• Ask questions. If a friend or acquaintance is vocal about a view you don’t agree with, approach the conversation in a non-aggressive, non-directive way, says Geller: “Start out by asking for the other person’s opinion—‘Can you explain why you feel that way?’—and then give your own opinion in response.”
• Acknowledge their view. “Respond back to them by saying, ‘I understand you’re coming from a different place and why you feel that way. Here’s my background and why I feel differently,’” says Geller. Admitting that everyone has their own biases may help the other person see your side, as well.
• Take it offline. It can be extremely difficult to express compassion over social media, says Geller, especially in a semi-public forum like Facebook. (While he is a strong proponent of talking socially about politics, he’s not a fan of posting political views on social media.) If you really feel that someone’s online behavior is jeopardizing your relationship, he says, it’s best to put election talk on hold—and, yes, maybe even hide their posts temporarily—until you can sit down face-to-face.
• Give advice, if you must. Have a friend who’s constantly sharing incendiary memes or blatantly false articles? You might send them a friendly note, says Geller: “I’d say something like, ‘I’ve been reading your posts and they’re coming across pretty strong, and you might be influencing some attitudes about you that are unwarranted.’” Hopefully, he or she will take your advice and tone it down.
• Be reflective, not reactive. Finally, make sure you’re following the same ground rules you’d expect of others, he says. And think twice before posting something that may generate harsh feedback or land you in an exhausting back-and-forth argument. Most of the time, you’ll be glad you held back.
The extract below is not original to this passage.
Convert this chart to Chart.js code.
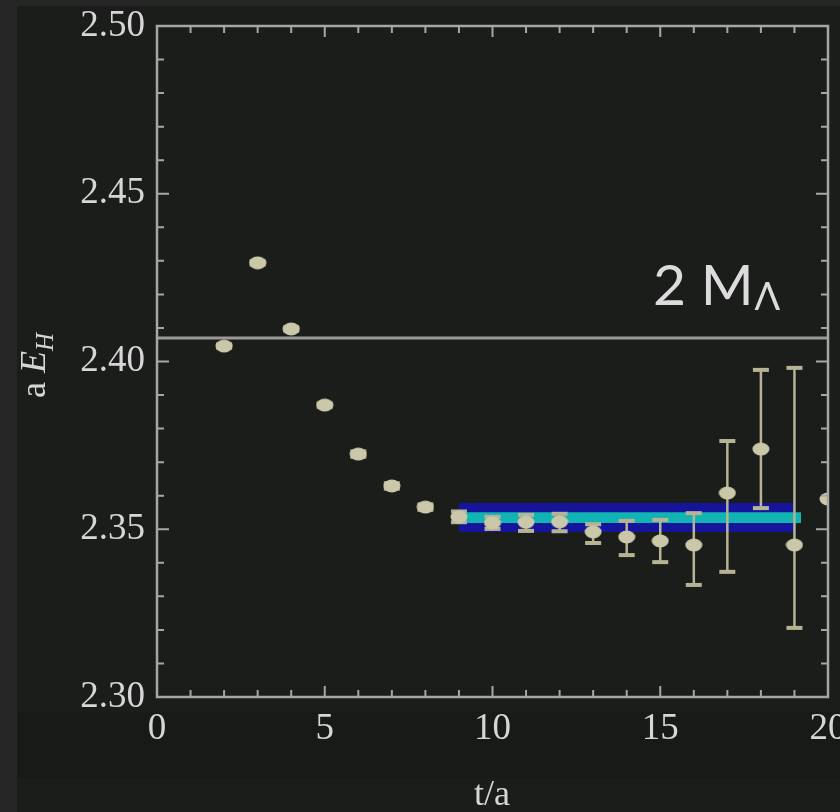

• If all else fails, downgrade your relationship. If this election is bringing out personality traits in people you simply can’t accept—if an acquaintance or relative is posting racist or sexist rants, for example, and isn’t able to realize why they’re offensive—it may be time to reevaluate their status in your life, and in your social feed. “There are certainly times when more interaction just won’t help and can, in fact, hurt,” says Schenk, who adds that being a good “frenemy” requires a commitment on both sides. “No one should tolerate speech or behavior that is discriminatory, abusive or otherwise morally reprehensible to them.” (Check out advice for breaking up with a friend here.)
Schenk, whose research focuses on collaborative planning and decision making, also recommends mending damaged relationships, if possible, after the election is over and tensions aren’t quite so high.
In fact, he’s named November 9 National Frenemies Day. “It should be like a detox day, when we sit down and have coffee with people we’ve avoided or have been arguing with, and really start to engage in conversations,” he says.
Schenk’s best advice, though, can be put to use now: Keep it civil, and don’t get sucked into the mudslinging that’s consumed so much of this campaign.
“The vitriol and animosity this election season really have reached new heights,” he says. “We need to find ways to appreciate each other’s humanity, even when we disagree.”